### Written request
Return all lines from the listing below in which the string "this" occurs.

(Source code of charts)
※

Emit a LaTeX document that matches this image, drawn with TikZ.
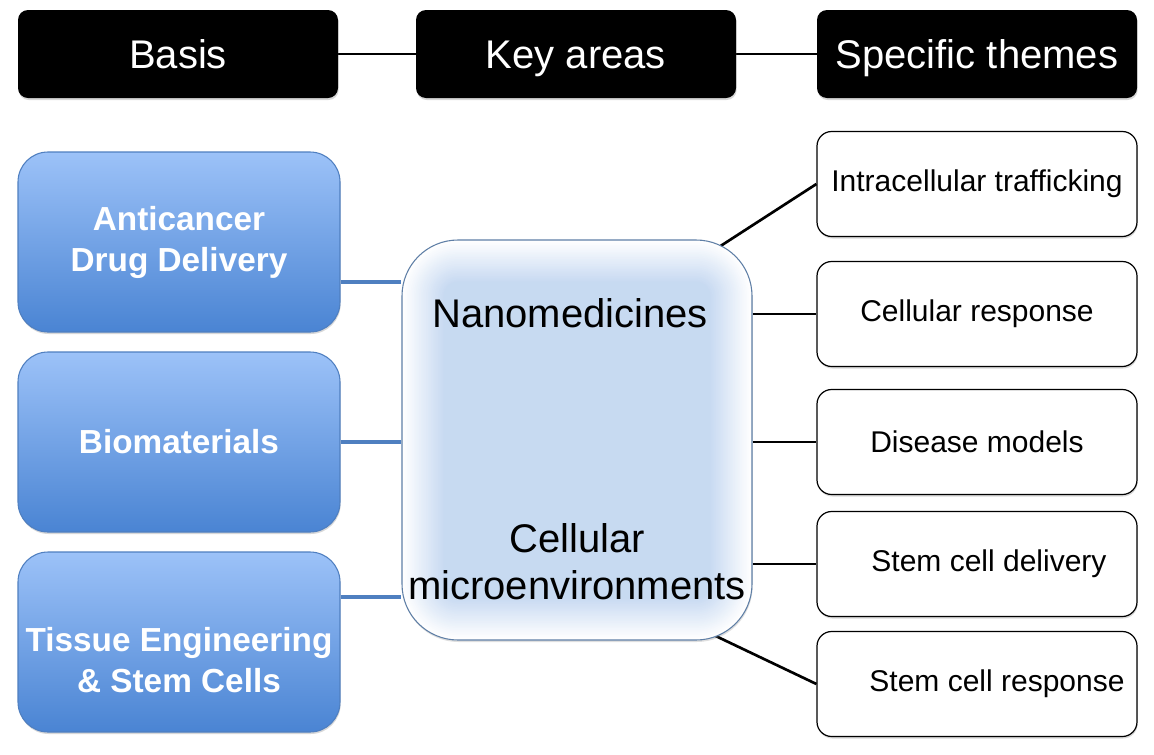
\documentclass[tikz,border=0pt]{standalone}
\usepackage{fontspec}
\setmainfont{Liberation Sans}
\usetikzlibrary{shadows}
\definecolor{basetop}{HTML}{9CC2F8}
\definecolor{basebottom}{HTML}{4A84D3}
\definecolor{baseedge}{HTML}{4F7FC0}
\definecolor{keyfill}{HTML}{C5D8F1}
\definecolor{keyline}{HTML}{5F7FA6}
\pgfdeclarelayer{background}
\pgfsetlayers{background,main}

\begin{document}
\begin{tikzpicture}[x=0.75pt, y=-0.75pt,
   headbox/.style={fill=black, rounded corners=7.5pt, minimum width=240pt, minimum height=66pt,
     text=white, font=\fontsize{30}{36}\selectfont, text height=25pt, text depth=3.6pt,
     drop shadow={opacity=0.3, shadow xshift=0.5pt, shadow yshift=-1.5pt}},
   basebox/.style={draw=baseedge, line width=0.8pt, top color=basetop, bottom color=basebottom,
     rounded corners=22.5pt, minimum width=241.5pt, minimum height=135pt,
     drop shadow={opacity=0.3, shadow xshift=0.5pt, shadow yshift=-1.5pt}},
   basetext/.style={text=white, align=center, font=\fontsize{25}{30.75}\selectfont\bfseries},
   keybox/.style={draw=keyline, line width=0.8pt, rounded corners=42pt,
     minimum width=262.5pt, minimum height=300pt,
     drop shadow={opacity=0.25, shadow xshift=0.5pt, shadow yshift=-1.5pt},
     path picture={
       \foreach \i in {0,...,24}{
         \pgfmathsetmacro\mix{\i*4}
         \pgfmathsetmacro\rc{42-1.3*\i}
         \pgfmathsetmacro\ins{1.3*\i}
         \fill[keyfill!\mix!white, rounded corners=\rc pt]
           ([xshift=\ins pt, yshift=-\ins pt]path picture bounding box.north west) rectangle
           ([xshift=-\ins pt, yshift=\ins pt]path picture bounding box.south east);
       }}},
   keytext/.style={align=center, font=\fontsize{30}{35.25}\selectfont},
   themebox/.style={draw=black, fill=white, line width=0.9pt, rounded corners=11pt,
     minimum width=240pt, minimum height=78.75pt,
     drop shadow={opacity=0.3, shadow xshift=0.5pt, shadow yshift=-1.5pt}},
   themetext/.style={font=\fontsize{22.5}{27}\selectfont},
   headlink/.style={black, line width=1.6pt},
   baselink/.style={draw=baseedge, line width=2.4pt},
   themelink/.style={black, line width=2pt}]
   \useasboundingbox (0,0) rectangle (1154,754);
   \node[headbox] (basis) at (178,54) {Basis};
   \node[headbox] (key) at (576,54) {Key areas};
   \node[headbox] (theme) at (977,54) {Specific themes};
   \node[basebox, basetext] (anti) at (179,242) {Anticancer\\Drug Delivery};
   \node[basebox, basetext] (bio) at (179,442) {Biomaterials};
   \node[basebox, label={[basetext, yshift=-13.5pt]center:{Tissue Engineering\\\& Stem Cells}}] (tissue) at (179,642) {};
   \node[keybox] (hub) at (577,440) {};
   \node[keytext] (nano) at (570,313) {Nanomedicines};
   \node[keytext] (micro) at (577,562) {Cellular\\microenvironments};
   \node[themebox, themetext] (intra) at (977,184) {Intracellular trafficking};
   \node[themebox, themetext] (resp) at (977,314) {Cellular response};
   \node[themebox, themetext] (disease) at (977,442) {Disease models};
   \node[themebox, label={[themetext, xshift=9pt]center:Stem cell delivery}] (deliv) at (977,564) {};
   \node[themebox, label={[themetext, xshift=15pt]center:Stem cell response}] (stemresp) at (977,684) {};
   \begin{pgfonlayer}{background}
   \fill[white] (0,0) rectangle (1154,754);
   \draw[headlink] (basis) -- (key);
   \draw[headlink] (key) -- (theme);
   \draw[baselink] ([yshift=-30pt]anti.east) -- ([yshift=-30pt]anti.east -| hub.west);
   \draw[baselink] (bio.east) -- (bio.east -| hub.west);
   \draw[baselink] ([yshift=33.75pt]tissue.east) -- ([yshift=33.75pt]tissue.east -| hub.west);
   \draw[themelink] ([xshift=-31.5pt, yshift=-9.75pt]hub.north east) -- (intra.west);
   \draw[themelink] (resp.west -| hub.east) -- (resp.west);
   \draw[themelink] (disease.west -| hub.east) -- (disease.west);
   \draw[themelink] (deliv.west -| hub.east) -- (deliv.west);
   \draw[themelink] ([xshift=-31.5pt, yshift=5.25pt]hub.south east) -- (stemresp.west);
   \end{pgfonlayer}
\end{tikzpicture}
\end{document}
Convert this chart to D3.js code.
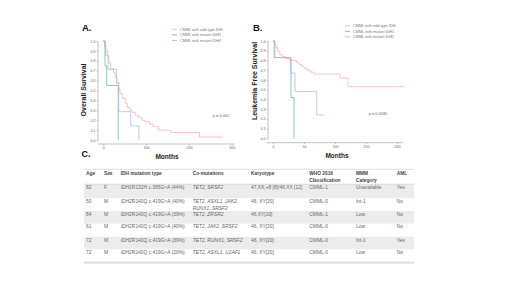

※

### Worked answer
Emit a LaTeX document that matches this image, drawn with TikZ.
Convert this chart to D3.js code.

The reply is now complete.